DATA SHOWN:
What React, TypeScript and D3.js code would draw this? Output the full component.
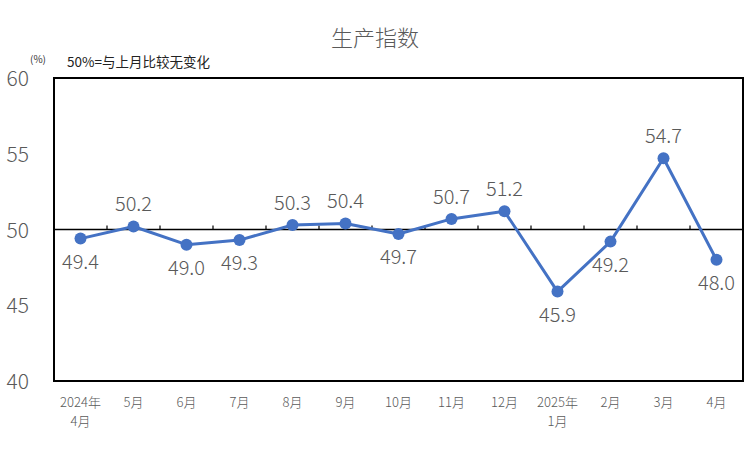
import React from "react";
import * as d3 from "d3";

const categories: string[][] = [
  ["2024年", "4月"], ["5月"], ["6月"], ["7月"], ["8月"], ["9月"], ["10月"],
  ["11月"], ["12月"], ["2025年", "1月"], ["2月"], ["3月"], ["4月"],
];
const values: number[] = [49.4, 50.2, 49.0, 49.3, 50.3, 50.4, 49.7, 50.7, 51.2, 45.9, 49.2, 54.7, 48.0];
const labelPos: string[] = ["below", "above", "below", "below", "above", "above", "below", "above", "above", "below", "below", "above", "below"];
const yTicks: number[] = [40, 45, 50, 55, 60];
const title = "生产指数";
const note = "50%=与上月比较无变化";

const W = 750, H = 450;
const L = 54, R = 743, T = 78, B = 381;
const FONT = "'Noto Sans CJK SC', 'Noto Sans', sans-serif";

export default function App() {
  const x = d3.scaleBand<number>().domain(d3.range(values.length)).range([L, R]);
  const y = d3.scaleLinear().domain([40, 60]).range([B, T]);
  const cx = (i: number) => (x(i) as number) + x.bandwidth() / 2;
  const line = d3.line<number>().x((_, i) => cx(i)).y((d) => y(d));
  const y50 = y(50);
  return (
    <svg width={W} height={H} style={{ position: "absolute", left: 0, top: 0 }}>
      <rect x={0} y={0} width={W} height={H} fill="#fff" />
      <text x={375} y={46} textAnchor="middle" fontSize={22} fontWeight={300} fill="#595959" fontFamily={FONT}>{title}</text>
      <text x={30} y={63} fontSize={10} fill="#333" fontFamily={FONT}>(%)</text>
      <text x={67} y={67} fontSize={13.5} fill="#222" fontFamily={FONT}>{note}</text>
      {yTicks.map((t) => (
        <text key={t} x={29} y={y(t) + 8} textAnchor="end" fontSize={21} fontWeight={300} fill="#595959" fontFamily={FONT}>{t}</text>
      ))}
      <line x1={L} x2={R} y1={y50} y2={y50} stroke="#000" strokeWidth={1.5} />
      {d3.range(1, values.length).map((i) => (
        <line key={i} x1={x(i) as number} x2={x(i) as number} y1={y50} y2={y50 - 4} stroke="#000" strokeWidth={1.2} />
      ))}
      <rect x={L} y={T} width={R - L} height={B - T} fill="none" stroke="#000" strokeWidth={2} />
      <path d={line(values) || ""} fill="none" stroke="#4472C4" strokeWidth={3} strokeLinejoin="round" />
      {values.map((v, i) => (
        <circle key={i} cx={cx(i)} cy={y(v)} r={6} fill="#4472C4" />
      ))}
      {values.map((v, i) => (
        <text key={"l" + i} x={cx(i)} y={labelPos[i] === "above" ? y(v) - 15 : y(v) + 30}
          textAnchor="middle" fontSize={20} fontWeight={300} fill="#595959" fontFamily={FONT}>{v.toFixed(1)}</text>
      ))}
      {categories.map((c, i) => c.map((s, j) => (
        <text key={i + "-" + j} x={cx(i)} y={407 + j * 19} textAnchor="middle" fontSize={13} fontWeight={300} fill="#595959" fontFamily={FONT}>{s}</text>
      )))}
    </svg>
  );
}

WHAT YOU WILL DO:
Copy nothing but the lines from the top of the data down to the line containing "CJK SC', 'Noto", and leave the pictures out.

RESULT OF THIS TASK:
What React, TypeScript and D3.js code would draw this? Output the full component.
import React from "react";
import * as d3 from "d3";

const categories: string[][] = [
  ["2024年", "4月"], ["5月"], ["6月"], ["7月"], ["8月"], ["9月"], ["10月"],
  ["11月"], ["12月"], ["2025年", "1月"], ["2月"], ["3月"], ["4月"],
];
const values: number[] = [49.4, 50.2, 49.0, 49.3, 50.3, 50.4, 49.7, 50.7, 51.2, 45.9, 49.2, 54.7, 48.0];
const labelPos: string[] = ["below", "above", "below", "below", "above", "above", "below", "above", "above", "below", "below", "above", "below"];
const yTicks: number[] = [40, 45, 50, 55, 60];
const title = "生产指数";
const note = "50%=与上月比较无变化";

const W = 750, H = 450;
const L = 54, R = 743, T = 78, B = 381;
const FONT = "'Noto Sans CJK SC', 'Noto Sans', sans-serif";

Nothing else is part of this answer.